STATED PROBLEM: Reproduce the lines exactly, beginning with the line that has "Recreate this image" and ending with the line that has "(d2) at ($(cD)+(83.8:73.5)$);". Images are left out.
## start GIVEN DATA
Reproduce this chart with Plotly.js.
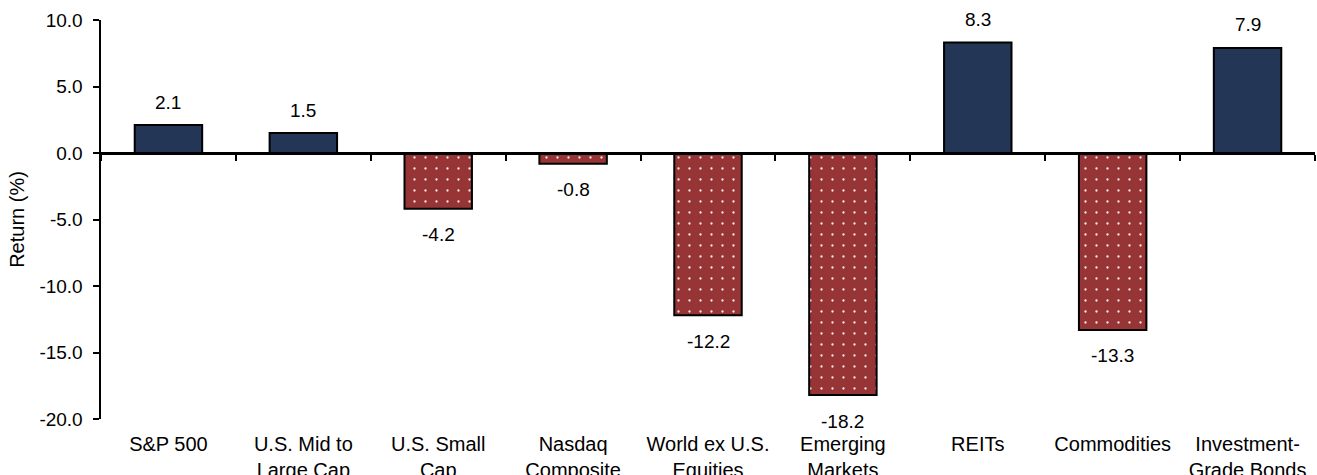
<!DOCTYPE html>
<html>
<head>
<meta charset="utf-8">
<script src="https://cdn.plot.ly/plotly-3.0.1.min.js"></script>
<style>html,body{margin:0;padding:0;background:#fff;}#chart{width:1317px;height:475px;}</style>
</head>
<body>
<div id="chart"></div>
<script>
var categories = ["S&amp;P 500", "U.S. Mid to<br>Large Cap", "U.S. Small<br>Cap", "Nasdaq<br>Composite", "World ex U.S.<br>Equities", "Emerging<br>Markets", "REITs", "Commodities", "Investment-<br>Grade Bonds"];
var returns = [2.1, 1.5, -4.2, -0.8, -12.2, -18.2, 8.3, -13.3, 7.9];
var yTicks = [-20, -15, -10, -5, 0, 5, 10];
var yTickText = yTicks.map(function (t) { return t.toFixed(1); });

var NAVY = "#243655";
var RED = "#973436";
var FONT = "Liberation Sans, Arial, sans-serif";

var posY = returns.map(function (v) { return v >= 0 ? v : null; });
var negY = returns.map(function (v) { return v < 0 ? v : null; });

var traces = [
  {
    type: "bar", x: categories, y: posY,
    marker: { color: NAVY, line: { color: "#000", width: 2 } },
    hoverinfo: "skip", showlegend: false
  },
  {
    type: "bar", x: categories, y: negY,
    marker: {
      color: RED, line: { color: "#000", width: 2 },
      pattern: { shape: ".", fgcolor: "#ffffff", bgcolor: RED, size: 11, solidity: 0.035, fgopacity: 0.9 }
    },
    hoverinfo: "skip", showlegend: false
  },
  {
    type: "scatter", x: categories, y: returns.map(function () { return 0; }),
    xaxis: "x2", mode: "none", hoverinfo: "skip", showlegend: false
  }
];

var annotations = returns.map(function (v, i) {
  return {
    x: categories[i], y: v, xref: "x", yref: "y",
    text: v.toFixed(1), showarrow: false,
    yshift: v >= 0 ? 23 : -26,
    font: { family: FONT, size: 19, color: "#000" }
  };
});

var layout = {
  width: 1317, height: 475,
  margin: { l: 101, r: 2, t: 20, b: 56 },
  paper_bgcolor: "#fff", plot_bgcolor: "#fff",
  font: { family: FONT, color: "#000", size: 18 },
  barmode: "overlay",
  bargap: 0.5,
  xaxis: {
    type: "category",
    showline: false, showgrid: false, zeroline: false,
    ticks: "", ticklabelstandoff: 11,
    tickfont: { family: FONT, size: 20, color: "#000" }
  },
  xaxis2: {
    type: "category", overlaying: "x", matches: "x",
    anchor: "free", position: 2 / 3, side: "bottom",
    showline: true, linecolor: "#000", linewidth: 2.5,
    ticks: "outside", tickson: "boundaries", ticklen: 6, tickwidth: 2, tickcolor: "#000",
    showticklabels: false, showgrid: false, zeroline: false
  },
  yaxis: {
    range: [-20, 10], tickvals: yTicks, ticktext: yTickText,
    showline: true, linecolor: "#000", linewidth: 2.5,
    ticks: "outside", ticklen: 6, tickwidth: 2, tickcolor: "#000",
    ticklabelstandoff: 6,
    showgrid: false, zeroline: false,
    tickfont: { family: FONT, size: 19, color: "#000" },
    title: { text: "Return (%)", font: { family: FONT, size: 20, color: "#000" }, standoff: 10 }
  },
  annotations: annotations
};

Plotly.newPlot("chart", traces, layout, { displayModeBar: false, staticPlot: true });
</script>
</body>
</html>
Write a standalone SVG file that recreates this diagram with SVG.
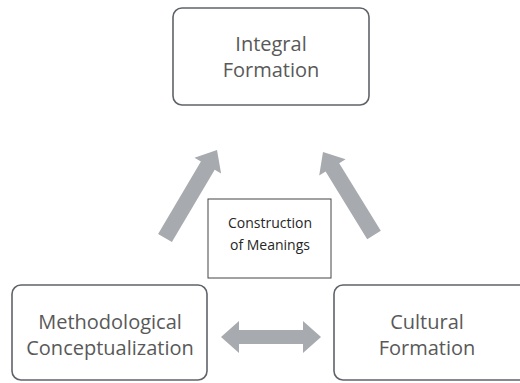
<svg xmlns="http://www.w3.org/2000/svg" width="520" height="383" viewBox="0 0 520 383">
<style>
.node{fill:#ffffff;stroke:#5f6368;stroke-width:1.6}
.lbl{font-family:"Open Sans","Noto Sans",sans-serif;font-size:20px;fill:#595959;text-anchor:middle}
.mid{fill:#ffffff;stroke:#444444;stroke-width:1}
.midlbl{font-family:"Open Sans","Noto Sans",sans-serif;font-size:14px;fill:#262626;text-anchor:middle}
.arr{fill:#a7aaae;stroke:none}
</style>
<rect width="520" height="383" fill="#ffffff"/>
<g id="connectors">
<polygon class="arr" points="158.1,233.9 171.9,242.1 214.7,169.8 221.1,173.6 217,150 194.5,157.8 200.9,161.6"/>
<polygon class="arr" points="380.8,230.8 367.2,239.2 325.6,171.6 319.2,175.5 323,152 345.6,159.3 339.2,163.2"/>
<polygon class="arr" points="221,337 239,321 239,330 303,330 303,321 321,337 303,353 303,344 239,344 239,353"/>
</g>
<g id="integral-formation">
<rect class="node" x="173" y="8" width="196" height="97" rx="9"/>
<text class="lbl" x="271" y="51">Integral</text>
<text class="lbl" x="271" y="77">Formation</text>
</g>
<g id="construction-of-meanings">
<rect class="mid" x="208" y="199" width="123" height="79"/>
<text class="midlbl" x="270" y="228">Construction</text>
<text class="midlbl" x="270" y="250">of Meanings</text>
</g>
<g id="methodological-conceptualization">
<rect class="node" x="12" y="285" width="195" height="95" rx="9"/>
<text class="lbl" x="110" y="329">Methodological</text>
<text class="lbl" x="110" y="355">Conceptualization</text>
</g>
<g id="cultural-formation">
<rect class="node" x="334" y="285" width="196" height="95" rx="9"/>
<text class="lbl" x="427" y="329">Cultural</text>
<text class="lbl" x="427" y="355">Formation</text>
</g>
</svg>
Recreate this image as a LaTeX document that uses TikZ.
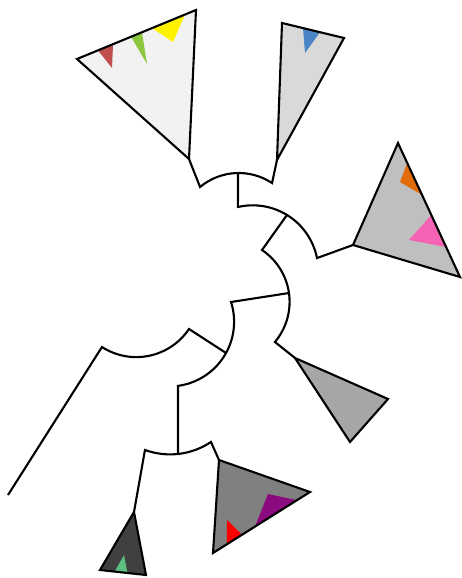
\documentclass[tikz,border=0pt]{standalone}
\usepackage{xcolor}
\usetikzlibrary{calc}

\definecolor{cladeA}{HTML}{F2F2F2}
\definecolor{cladeB}{HTML}{D9D9D9}
\definecolor{cladeC}{HTML}{BFBFBF}
\definecolor{cladeD}{HTML}{A6A6A6}
\definecolor{cladeE}{HTML}{808080}
\definecolor{cladeF}{HTML}{404040}
\definecolor{brick}{HTML}{C0504D}
\definecolor{lime}{HTML}{8DC63F}
\definecolor{lemon}{HTML}{FFF200}
\definecolor{steel}{HTML}{4A86C5}
\definecolor{tangerine}{HTML}{E36C0A}
\definecolor{rose}{HTML}{F564B4}
\definecolor{plum}{HTML}{8B0A7E}
\definecolor{scarlet}{HTML}{FF0000}
\definecolor{mint}{HTML}{5CBF80}

\begin{document}
\begin{tikzpicture}[
    x=1pt,
    y=-1pt,
    branch/.style={
        draw,
        line width=2.1pt,
        line join=miter
    },
    clade/.style={
        draw,
        line width=2.1pt,
        line join=miter
    }
]
\useasboundingbox (0,0) rectangle (462,578);

% Arc centres
\coordinate (cA) at (238.7,233.4);
\coordinate (cE) at (252.7,270.9);
\coordinate (cB) at (227.2,301.8);
\coordinate (cX) at (169.3,321.7);
\coordinate (cC) at (136.3,293.7);
\coordinate (cD) at (170.1,380.9);

% Points on the arcs
\coordinate (a1) at ($(cA)+(-129.8:60.4)$);
\coordinate (a2) at ($(cA)+(-90.7:60.4)$);
\coordinate (e1) at ($(cE)+(-103.0:65.6)$);
\coordinate (e2) at ($(cE)+(-58.5:65.6)$);
\coordinate (b1) at ($(cB)+(-56.1:62.4)$);
\coordinate (b2) at ($(cB)+(-8.1:62.4)$);
\coordinate (x1) at ($(cX)+(-17.7:64.8)$);
\coordinate (x2) at ($(cX)+(28.9:64.8)$);
\coordinate (c1) at ($(cC)+(122.8:63.4)$);
\coordinate (d1) at ($(cD)+(110.0:73.5)$);
\coordinate (d2) at ($(cD)+(83.8:73.5)$);

% Clade corners
\coordinate (t1) at (189,159);
\coordinate (t1b) at (77,59);
\coordinate (t1c) at (196,10);
\coordinate (t2) at (277,160);
\coordinate (t2b) at (282,23);
\coordinate (t2c) at (344,38);
\coordinate (t3) at (353,245);
\coordinate (t3b) at (398,143);
\coordinate (t3c) at (460,277);
\coordinate (t4) at (295,358);
\coordinate (t4b) at (388,399);
\coordinate (t4c) at (350,442);
\coordinate (t5) at (219,460);
\coordinate (t5b) at (310,492);
\coordinate (t5c) at (213,553);
\coordinate (t6) at (134,512);
\coordinate (t6b) at (100,570);
\coordinate (t6c) at (146,575);
\coordinate (leaf) at (8,495);

% Branches
\draw[branch] (t1) -- (a1) arc[start angle=-129.8, end angle=-56.5, radius=60.4] -- (t2);
\draw[branch] (a2) -- (e1) arc[start angle=-103.0, end angle=-11.3, radius=65.6] -- (t3);
\draw[branch] (e2) -- (b1) arc[start angle=-56.1, end angle=40.1, radius=62.4] -- (t4);
\draw[branch] (b2) -- (x1) arc[start angle=-17.7, end angle=82.3, radius=64.8] -- (d2);
\draw[branch] (leaf) -- (c1) arc[start angle=122.8, end angle=33.8, radius=63.4] -- (x2);
\draw[branch] (t6) -- (d1) arc[start angle=110.0, end angle=56.2, radius=73.5] -- (t5);

% Collapsed clades
\fill[cladeA] (t1) -- (t1b) -- (t1c) -- cycle;
\fill[brick] ($(t1b)!0.176!(t1c)$) -- ($(t1b)!0.303!(t1c)$) -- (112,68) -- cycle;
\fill[lime] ($(t1b)!0.454!(t1c)$) -- ($(t1b)!0.546!(t1c)$) -- (147,64) -- cycle;
\fill[lemon] ($(t1b)!0.630!(t1c)$) -- ($(t1b)!0.908!(t1c)$) -- (173,42) -- cycle;
\draw[clade] (t1) -- (t1b) -- (t1c) -- cycle;

\fill[cladeB] (t2) -- (t2b) -- (t2c) -- cycle;
\fill[steel] ($(t2b)!0.339!(t2c)$) -- ($(t2b)!0.613!(t2c)$) -- (305,53) -- cycle;
\draw[clade] (t2) -- (t2b) -- (t2c) -- cycle;

\fill[cladeC] (t3) -- (t3b) -- (t3c) -- cycle;
\fill[tangerine] ($(t3b)!0.149!(t3c)$) -- ($(t3b)!0.388!(t3c)$) -- (400,182) -- cycle;
\fill[rose] ($(t3b)!0.537!(t3c)$) -- ($(t3b)!0.776!(t3c)$) -- (409,240) -- cycle;
\draw[clade] (t3) -- (t3b) -- (t3c) -- cycle;

\filldraw[clade, fill=cladeD] (t4) -- (t4b) -- (t4c) -- cycle;

\fill[cladeE] (t5) -- (t5b) -- (t5c) -- cycle;
\fill[plum] (268,494) -- ($(t5b)!0.134!(t5c)$) -- ($(t5b)!0.567!(t5c)$) -- cycle;
\fill[scarlet] (227,520) -- ($(t5b)!0.701!(t5c)$) -- ($(t5b)!0.856!(t5c)$) -- cycle;
\draw[clade] (t5) -- (t5b) -- (t5c) -- cycle;

\fill[cladeF] (t6) -- (t6b) -- (t6c) -- cycle;
\fill[mint] ($(t6b)!0.319!(t6c)$) -- ($(t6b)!0.596!(t6c)$) -- (124,555) -- cycle;
\draw[clade] (t6) -- (t6b) -- (t6c) -- cycle;

\end{tikzpicture}
\end{document}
## end GIVEN DATA
ANSWER IN FULL:
Recreate this image as a LaTeX document that uses TikZ.
\documentclass[tikz,border=0pt]{standalone}
\usepackage{xcolor}
\usetikzlibrary{calc}

\definecolor{cladeA}{HTML}{F2F2F2}
\definecolor{cladeB}{HTML}{D9D9D9}
\definecolor{cladeC}{HTML}{BFBFBF}
\definecolor{cladeD}{HTML}{A6A6A6}
\definecolor{cladeE}{HTML}{808080}
\definecolor{cladeF}{HTML}{404040}
\definecolor{brick}{HTML}{C0504D}
\definecolor{lime}{HTML}{8DC63F}
\definecolor{lemon}{HTML}{FFF200}
\definecolor{steel}{HTML}{4A86C5}
\definecolor{tangerine}{HTML}{E36C0A}
\definecolor{rose}{HTML}{F564B4}
\definecolor{plum}{HTML}{8B0A7E}
\definecolor{scarlet}{HTML}{FF0000}
\definecolor{mint}{HTML}{5CBF80}

\begin{document}
\begin{tikzpicture}[
    x=1pt,
    y=-1pt,
    branch/.style={
        draw,
        line width=2.1pt,
        line join=miter
    },
    clade/.style={
        draw,
        line width=2.1pt,
        line join=miter
    }
]
\useasboundingbox (0,0) rectangle (462,578);

% Arc centres
\coordinate (cA) at (238.7,233.4);
\coordinate (cE) at (252.7,270.9);
\coordinate (cB) at (227.2,301.8);
\coordinate (cX) at (169.3,321.7);
\coordinate (cC) at (136.3,293.7);
\coordinate (cD) at (170.1,380.9);

% Points on the arcs
\coordinate (a1) at ($(cA)+(-129.8:60.4)$);
\coordinate (a2) at ($(cA)+(-90.7:60.4)$);
\coordinate (e1) at ($(cE)+(-103.0:65.6)$);
\coordinate (e2) at ($(cE)+(-58.5:65.6)$);
\coordinate (b1) at ($(cB)+(-56.1:62.4)$);
\coordinate (b2) at ($(cB)+(-8.1:62.4)$);
\coordinate (x1) at ($(cX)+(-17.7:64.8)$);
\coordinate (x2) at ($(cX)+(28.9:64.8)$);
\coordinate (c1) at ($(cC)+(122.8:63.4)$);
\coordinate (d1) at ($(cD)+(110.0:73.5)$);
\coordinate (d2) at ($(cD)+(83.8:73.5)$);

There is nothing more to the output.